What is behind Democrats’ moves to give noncitizens the vote?
It is now law in New York, which is held in a vise-grip by the Left, that 800,000 noncitizens may participate in decision-making in America’s biggest city to the same extent as Americans.
Mayor Eric Adams, with a lightning-fast bait-and-switch after less than two weeks in office, abandoned the opposition he expressed during his election campaign and let stand the City Council decision that outgoing Mayor Bill de Blasio waived through in December.
New York is leading the charge, but deep-blue states such as Illinois, Massachusetts, Maryland, and elsewhere are also galloping in the same direction.
Why?
The argument in favor, as Sarah Westwood
reported
in the Washington Examiner on Tuesday, is that although the incentives of noncitizens may diverge from those of Americans in federal elections, from which a 1996 law excludes them, there is supposedly no reason that should be the case at the state and local level.
This is surely untrue on its face. Take school board elections. It seems likely that non-Americans from countries with a resentful relationship toward the United States would prefer board members who dictate that children be taught a bleaker and less forgiving view of this nation than its citizens would.
To this, I can already hear the retort that immigrants give proof by coming to this country that they favor America. To which the answer is that people who come predominantly for economic opportunity often do not shed their political, ideological, or cultural antipathies once they arrive. It is a cardinal tenet of the Left that they should not do so and should, rather, retain those differences and avoid assimilation in a melting pot. That is why we have such a Balkanized nation and nothing resembling a common culture.
These particulars stem from a more fundamental and dangerous article of left-wing faith. When Democrats give voting rights to noncitizens, their meta-message, not just relating to immediate circumstances, is that being American is not very important. It is not a big deal. Being an American is certainly not a matter for pride. It’s an implicit but clear repudiation of patriotism and unity.

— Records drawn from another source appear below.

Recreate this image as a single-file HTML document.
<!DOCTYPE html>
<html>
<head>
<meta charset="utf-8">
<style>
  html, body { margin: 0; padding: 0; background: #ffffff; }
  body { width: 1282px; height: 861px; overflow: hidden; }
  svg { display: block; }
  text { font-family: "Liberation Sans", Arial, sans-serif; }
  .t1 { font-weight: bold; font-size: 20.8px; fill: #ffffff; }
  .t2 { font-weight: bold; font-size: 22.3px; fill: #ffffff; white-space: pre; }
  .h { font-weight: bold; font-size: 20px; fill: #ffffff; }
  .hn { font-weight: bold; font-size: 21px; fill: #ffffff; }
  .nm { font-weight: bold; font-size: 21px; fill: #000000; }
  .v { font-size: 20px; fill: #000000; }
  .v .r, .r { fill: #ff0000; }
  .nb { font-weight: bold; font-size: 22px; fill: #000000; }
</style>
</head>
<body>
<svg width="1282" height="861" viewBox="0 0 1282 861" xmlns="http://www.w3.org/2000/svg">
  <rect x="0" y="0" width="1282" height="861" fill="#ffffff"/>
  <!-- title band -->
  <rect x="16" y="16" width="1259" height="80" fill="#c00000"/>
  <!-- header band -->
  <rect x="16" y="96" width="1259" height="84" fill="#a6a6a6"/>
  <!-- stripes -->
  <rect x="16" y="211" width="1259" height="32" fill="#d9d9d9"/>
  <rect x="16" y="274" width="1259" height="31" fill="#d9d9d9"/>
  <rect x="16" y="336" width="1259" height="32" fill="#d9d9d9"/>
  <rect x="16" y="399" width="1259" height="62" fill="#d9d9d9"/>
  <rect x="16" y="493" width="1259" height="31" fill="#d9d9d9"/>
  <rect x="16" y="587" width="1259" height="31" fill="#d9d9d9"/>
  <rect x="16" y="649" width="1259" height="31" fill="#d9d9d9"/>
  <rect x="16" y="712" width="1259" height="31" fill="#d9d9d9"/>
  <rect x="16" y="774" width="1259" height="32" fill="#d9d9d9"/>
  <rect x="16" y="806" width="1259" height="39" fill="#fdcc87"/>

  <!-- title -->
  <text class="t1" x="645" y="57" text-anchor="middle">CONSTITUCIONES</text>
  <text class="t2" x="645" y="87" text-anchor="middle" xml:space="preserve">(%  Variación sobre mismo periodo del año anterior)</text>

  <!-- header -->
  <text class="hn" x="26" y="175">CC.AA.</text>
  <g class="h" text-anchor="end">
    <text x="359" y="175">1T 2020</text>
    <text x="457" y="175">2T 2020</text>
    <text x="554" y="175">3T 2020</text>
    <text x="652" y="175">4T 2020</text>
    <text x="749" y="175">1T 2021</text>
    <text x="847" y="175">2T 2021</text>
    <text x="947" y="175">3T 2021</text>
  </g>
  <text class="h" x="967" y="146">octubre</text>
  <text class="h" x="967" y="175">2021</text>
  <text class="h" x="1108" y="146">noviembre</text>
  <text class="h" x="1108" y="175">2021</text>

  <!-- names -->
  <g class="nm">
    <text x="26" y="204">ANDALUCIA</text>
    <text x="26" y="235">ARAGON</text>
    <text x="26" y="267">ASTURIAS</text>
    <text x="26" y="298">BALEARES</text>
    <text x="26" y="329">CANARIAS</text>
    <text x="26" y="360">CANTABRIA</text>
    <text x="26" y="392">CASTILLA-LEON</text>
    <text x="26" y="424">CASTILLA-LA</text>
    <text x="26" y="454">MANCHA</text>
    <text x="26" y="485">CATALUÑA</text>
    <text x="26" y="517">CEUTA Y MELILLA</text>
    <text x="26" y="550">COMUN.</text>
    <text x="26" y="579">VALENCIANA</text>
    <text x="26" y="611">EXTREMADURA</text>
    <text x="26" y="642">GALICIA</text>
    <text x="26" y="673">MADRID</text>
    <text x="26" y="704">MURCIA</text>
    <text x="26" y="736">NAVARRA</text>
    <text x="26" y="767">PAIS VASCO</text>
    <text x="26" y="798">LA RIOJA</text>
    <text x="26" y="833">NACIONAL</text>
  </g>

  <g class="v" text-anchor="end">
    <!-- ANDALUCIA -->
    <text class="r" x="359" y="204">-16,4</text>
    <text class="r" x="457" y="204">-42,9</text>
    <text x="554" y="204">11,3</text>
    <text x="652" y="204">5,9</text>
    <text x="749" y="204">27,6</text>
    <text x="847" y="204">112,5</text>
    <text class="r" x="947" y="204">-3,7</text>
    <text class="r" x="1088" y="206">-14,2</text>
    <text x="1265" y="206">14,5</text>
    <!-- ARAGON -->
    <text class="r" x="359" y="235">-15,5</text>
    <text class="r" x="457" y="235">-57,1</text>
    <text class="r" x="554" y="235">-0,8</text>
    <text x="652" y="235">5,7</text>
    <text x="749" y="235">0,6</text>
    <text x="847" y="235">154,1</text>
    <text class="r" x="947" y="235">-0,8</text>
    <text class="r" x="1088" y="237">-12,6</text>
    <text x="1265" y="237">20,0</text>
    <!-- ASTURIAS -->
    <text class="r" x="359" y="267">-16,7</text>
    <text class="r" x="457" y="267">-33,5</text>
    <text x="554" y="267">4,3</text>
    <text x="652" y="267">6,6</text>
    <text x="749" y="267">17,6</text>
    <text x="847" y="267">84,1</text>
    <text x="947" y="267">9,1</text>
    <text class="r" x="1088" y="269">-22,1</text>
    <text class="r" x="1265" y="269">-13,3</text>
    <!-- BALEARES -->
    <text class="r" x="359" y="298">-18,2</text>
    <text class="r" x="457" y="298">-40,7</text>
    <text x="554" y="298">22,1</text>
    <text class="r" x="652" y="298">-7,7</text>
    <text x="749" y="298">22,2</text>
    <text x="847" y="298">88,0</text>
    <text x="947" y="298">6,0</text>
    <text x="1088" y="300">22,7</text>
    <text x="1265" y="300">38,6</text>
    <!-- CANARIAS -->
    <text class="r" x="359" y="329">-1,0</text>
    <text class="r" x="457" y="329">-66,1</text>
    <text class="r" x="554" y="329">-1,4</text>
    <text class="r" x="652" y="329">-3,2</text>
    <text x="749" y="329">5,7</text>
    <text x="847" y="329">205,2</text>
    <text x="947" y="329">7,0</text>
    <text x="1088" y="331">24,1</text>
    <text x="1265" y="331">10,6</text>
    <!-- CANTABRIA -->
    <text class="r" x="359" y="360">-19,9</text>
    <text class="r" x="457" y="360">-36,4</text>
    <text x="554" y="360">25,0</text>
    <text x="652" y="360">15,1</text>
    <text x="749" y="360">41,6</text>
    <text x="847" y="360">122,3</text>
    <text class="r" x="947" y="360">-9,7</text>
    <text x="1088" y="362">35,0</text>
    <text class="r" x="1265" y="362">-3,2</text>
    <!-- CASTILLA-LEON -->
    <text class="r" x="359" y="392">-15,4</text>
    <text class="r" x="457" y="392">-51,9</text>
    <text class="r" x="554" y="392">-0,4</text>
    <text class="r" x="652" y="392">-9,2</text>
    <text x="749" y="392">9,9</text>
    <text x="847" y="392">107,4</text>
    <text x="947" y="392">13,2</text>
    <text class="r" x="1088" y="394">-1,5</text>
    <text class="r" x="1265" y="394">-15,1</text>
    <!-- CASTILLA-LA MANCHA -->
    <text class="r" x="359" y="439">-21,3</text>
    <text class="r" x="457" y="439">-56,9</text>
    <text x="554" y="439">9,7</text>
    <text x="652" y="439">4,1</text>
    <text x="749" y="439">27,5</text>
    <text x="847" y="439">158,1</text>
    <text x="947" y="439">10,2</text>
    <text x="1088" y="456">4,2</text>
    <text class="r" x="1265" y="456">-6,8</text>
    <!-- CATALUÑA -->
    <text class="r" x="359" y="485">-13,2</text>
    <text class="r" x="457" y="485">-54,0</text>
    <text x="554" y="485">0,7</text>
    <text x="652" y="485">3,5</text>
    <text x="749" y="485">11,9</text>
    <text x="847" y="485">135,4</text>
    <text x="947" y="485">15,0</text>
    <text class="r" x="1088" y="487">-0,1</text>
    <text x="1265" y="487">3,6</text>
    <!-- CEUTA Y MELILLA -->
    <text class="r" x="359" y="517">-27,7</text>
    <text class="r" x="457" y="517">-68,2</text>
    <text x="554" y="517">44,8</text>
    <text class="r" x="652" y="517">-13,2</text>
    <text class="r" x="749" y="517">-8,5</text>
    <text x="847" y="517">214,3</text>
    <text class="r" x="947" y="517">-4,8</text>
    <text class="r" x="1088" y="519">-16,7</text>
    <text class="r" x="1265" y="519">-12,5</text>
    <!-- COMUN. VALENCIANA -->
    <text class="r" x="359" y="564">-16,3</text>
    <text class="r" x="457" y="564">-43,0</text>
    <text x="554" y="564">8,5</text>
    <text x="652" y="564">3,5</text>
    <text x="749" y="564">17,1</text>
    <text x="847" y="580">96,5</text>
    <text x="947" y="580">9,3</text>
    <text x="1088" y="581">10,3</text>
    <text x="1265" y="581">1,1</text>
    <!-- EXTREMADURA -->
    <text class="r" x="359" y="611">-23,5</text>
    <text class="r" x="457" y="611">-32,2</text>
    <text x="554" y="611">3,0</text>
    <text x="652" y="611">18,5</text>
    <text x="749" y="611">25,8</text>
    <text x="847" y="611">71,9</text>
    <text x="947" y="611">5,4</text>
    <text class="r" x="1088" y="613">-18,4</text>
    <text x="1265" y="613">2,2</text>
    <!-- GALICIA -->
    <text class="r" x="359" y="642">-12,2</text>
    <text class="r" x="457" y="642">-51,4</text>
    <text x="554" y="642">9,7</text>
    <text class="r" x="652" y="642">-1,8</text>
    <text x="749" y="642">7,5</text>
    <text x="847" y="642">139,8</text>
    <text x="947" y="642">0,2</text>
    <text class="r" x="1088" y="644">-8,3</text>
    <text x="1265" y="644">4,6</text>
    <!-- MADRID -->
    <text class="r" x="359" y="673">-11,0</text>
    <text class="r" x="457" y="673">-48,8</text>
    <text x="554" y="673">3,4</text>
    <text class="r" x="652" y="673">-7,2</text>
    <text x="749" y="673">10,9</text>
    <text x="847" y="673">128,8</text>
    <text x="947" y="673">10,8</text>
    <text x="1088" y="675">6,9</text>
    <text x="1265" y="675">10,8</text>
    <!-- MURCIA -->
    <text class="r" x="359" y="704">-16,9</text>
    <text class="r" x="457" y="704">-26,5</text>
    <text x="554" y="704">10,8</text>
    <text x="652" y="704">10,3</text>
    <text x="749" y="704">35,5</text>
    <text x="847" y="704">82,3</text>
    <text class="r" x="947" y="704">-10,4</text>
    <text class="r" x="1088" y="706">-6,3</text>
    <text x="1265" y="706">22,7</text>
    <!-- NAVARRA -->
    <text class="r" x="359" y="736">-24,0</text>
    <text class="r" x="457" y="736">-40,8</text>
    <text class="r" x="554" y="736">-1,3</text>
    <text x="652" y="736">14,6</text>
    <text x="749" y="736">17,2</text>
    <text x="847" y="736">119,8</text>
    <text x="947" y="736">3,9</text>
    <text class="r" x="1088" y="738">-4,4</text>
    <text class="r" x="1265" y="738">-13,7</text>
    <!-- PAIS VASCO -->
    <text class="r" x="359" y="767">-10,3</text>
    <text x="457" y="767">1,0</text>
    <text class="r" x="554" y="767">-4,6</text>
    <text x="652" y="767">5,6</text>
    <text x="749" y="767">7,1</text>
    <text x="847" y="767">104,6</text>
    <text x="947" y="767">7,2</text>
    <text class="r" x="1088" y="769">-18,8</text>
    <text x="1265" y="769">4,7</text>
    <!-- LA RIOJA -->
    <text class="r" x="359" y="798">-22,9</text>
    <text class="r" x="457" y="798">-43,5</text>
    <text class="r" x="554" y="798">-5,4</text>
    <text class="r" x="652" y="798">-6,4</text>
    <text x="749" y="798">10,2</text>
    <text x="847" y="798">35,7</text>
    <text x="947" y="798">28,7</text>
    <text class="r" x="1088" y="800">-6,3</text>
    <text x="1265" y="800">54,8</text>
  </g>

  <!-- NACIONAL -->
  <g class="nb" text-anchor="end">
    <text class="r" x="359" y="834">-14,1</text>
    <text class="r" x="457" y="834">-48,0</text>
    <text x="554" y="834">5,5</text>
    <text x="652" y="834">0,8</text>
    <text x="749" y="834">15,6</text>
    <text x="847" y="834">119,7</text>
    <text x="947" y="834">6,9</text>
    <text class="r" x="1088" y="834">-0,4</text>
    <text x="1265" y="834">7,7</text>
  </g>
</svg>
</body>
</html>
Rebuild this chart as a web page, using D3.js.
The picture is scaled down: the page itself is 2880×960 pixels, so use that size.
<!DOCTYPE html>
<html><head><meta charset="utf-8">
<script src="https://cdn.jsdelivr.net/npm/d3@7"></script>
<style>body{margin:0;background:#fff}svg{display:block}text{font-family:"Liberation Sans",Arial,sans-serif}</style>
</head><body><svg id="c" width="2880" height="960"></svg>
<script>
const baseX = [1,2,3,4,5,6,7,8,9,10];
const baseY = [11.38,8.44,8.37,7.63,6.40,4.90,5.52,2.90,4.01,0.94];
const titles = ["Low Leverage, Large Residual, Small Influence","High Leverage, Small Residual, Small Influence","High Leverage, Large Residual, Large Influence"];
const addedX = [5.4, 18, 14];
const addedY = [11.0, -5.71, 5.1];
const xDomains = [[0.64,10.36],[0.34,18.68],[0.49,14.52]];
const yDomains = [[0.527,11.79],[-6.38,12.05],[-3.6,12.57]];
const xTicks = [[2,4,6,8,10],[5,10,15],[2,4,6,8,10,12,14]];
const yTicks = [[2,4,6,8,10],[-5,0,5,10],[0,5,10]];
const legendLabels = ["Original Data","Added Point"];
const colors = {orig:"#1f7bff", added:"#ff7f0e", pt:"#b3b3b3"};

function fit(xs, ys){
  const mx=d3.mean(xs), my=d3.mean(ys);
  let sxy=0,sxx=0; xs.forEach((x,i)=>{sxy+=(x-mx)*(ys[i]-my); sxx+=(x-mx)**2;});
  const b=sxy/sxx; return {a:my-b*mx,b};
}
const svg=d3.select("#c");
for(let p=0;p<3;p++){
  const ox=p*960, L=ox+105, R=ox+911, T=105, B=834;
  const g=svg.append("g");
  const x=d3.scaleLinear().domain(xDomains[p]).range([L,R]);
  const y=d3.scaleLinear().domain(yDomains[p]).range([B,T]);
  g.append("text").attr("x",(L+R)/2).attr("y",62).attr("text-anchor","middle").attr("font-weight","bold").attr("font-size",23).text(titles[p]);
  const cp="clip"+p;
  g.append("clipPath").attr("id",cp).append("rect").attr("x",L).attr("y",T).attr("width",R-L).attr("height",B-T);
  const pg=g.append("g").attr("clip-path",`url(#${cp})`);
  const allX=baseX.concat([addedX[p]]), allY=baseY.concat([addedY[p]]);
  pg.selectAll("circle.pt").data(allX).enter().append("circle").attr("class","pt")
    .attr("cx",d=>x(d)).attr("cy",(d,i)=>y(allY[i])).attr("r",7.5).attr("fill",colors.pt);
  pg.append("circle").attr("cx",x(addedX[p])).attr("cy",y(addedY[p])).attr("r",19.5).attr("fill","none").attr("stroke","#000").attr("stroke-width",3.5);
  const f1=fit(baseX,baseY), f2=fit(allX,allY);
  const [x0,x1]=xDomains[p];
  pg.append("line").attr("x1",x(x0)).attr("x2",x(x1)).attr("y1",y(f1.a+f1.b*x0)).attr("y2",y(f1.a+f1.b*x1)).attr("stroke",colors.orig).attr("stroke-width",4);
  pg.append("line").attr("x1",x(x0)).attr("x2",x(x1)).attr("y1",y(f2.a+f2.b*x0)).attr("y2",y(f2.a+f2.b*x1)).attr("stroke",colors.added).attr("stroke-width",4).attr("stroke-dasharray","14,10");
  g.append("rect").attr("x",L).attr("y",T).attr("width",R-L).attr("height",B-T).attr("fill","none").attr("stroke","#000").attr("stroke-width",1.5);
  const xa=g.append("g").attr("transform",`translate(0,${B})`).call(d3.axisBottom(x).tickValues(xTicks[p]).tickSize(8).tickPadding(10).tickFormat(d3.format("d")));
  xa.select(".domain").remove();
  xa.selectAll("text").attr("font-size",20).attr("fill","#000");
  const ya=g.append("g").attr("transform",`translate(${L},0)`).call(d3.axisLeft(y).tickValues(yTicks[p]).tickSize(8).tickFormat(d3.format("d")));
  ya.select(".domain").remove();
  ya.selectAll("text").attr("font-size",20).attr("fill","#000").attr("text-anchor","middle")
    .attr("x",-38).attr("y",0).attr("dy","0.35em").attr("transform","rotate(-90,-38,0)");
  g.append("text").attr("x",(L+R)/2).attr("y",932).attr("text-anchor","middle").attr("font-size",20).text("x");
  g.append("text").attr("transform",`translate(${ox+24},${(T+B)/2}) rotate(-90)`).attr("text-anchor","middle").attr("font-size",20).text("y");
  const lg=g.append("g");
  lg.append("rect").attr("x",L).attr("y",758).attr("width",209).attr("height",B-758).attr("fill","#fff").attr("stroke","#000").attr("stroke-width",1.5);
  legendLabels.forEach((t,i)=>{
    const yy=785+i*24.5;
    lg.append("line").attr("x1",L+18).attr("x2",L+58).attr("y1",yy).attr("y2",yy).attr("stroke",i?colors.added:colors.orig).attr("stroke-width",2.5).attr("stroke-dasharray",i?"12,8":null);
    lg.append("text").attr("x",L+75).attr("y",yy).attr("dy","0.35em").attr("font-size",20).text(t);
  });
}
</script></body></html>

Across a spectrum of issues, the Left and the Democratic Party consistently hold opinions and adopt policies that derogate being an American. It is at the root of their desire to divide people into groups so they don’t identify themselves simply as united Americans, but rather as Asian Americans, African Americans, Arab Americans, etc.
This belief is 180 degrees the reverse of the one expressed by the late Sen. John McCain in his farewell letter to the nation, when he wrote, “‘Fellow Americans’ — that association has meant more to me than any other.” To the Left and to many of those who wish to give noncitizens the vote, being an American at best confers no badge of honor, at worst besmirches the wearer with an ugly stain.
Far-left liberals commonly and reflexively name America only ironically or mockingly, often in a red-state accent, as “‘murica.” They won’t name the country of which they are citizens unironically. They want to avoid associating themselves with anything so unsophisticated as an expression of patriotism.
At the extremes,
they burn
the American flag and
chant
that “America never was great.” But the kernel of disbelief in America is not confined to a radical fringe. Even in the left-wing establishment in the corridors of power — Democrats control both the executive and the legislative branches of the federal government — the same antipathy prevails, expressed with less open sneering and at a lower volume.
This antipathy is responsible for the chaos at the U.S. border with Mexico, where President Joe Biden is facilitating a record-breaking flood of illegal immigrants. American citizens,
by large margins
, disapprove of the administration green-lighting illegal immigration, but to the Left and (sotto voce) to most elected Democratic officials, Americans’ opinions don’t matter except insofar as they might produce electoral defeat. “Deplorables” are to be anathematized, not listened to.
Giving votes to recent arrivals (with no more than 30 days residence, in the case of New York) declares that one need have no genuine attachment to this country to decide how it is governed. It is a move, deliberate by some and vapidly reflexive by others, to reduce the respect, admiration, and honor due to those who have the simple but great privilege of being American.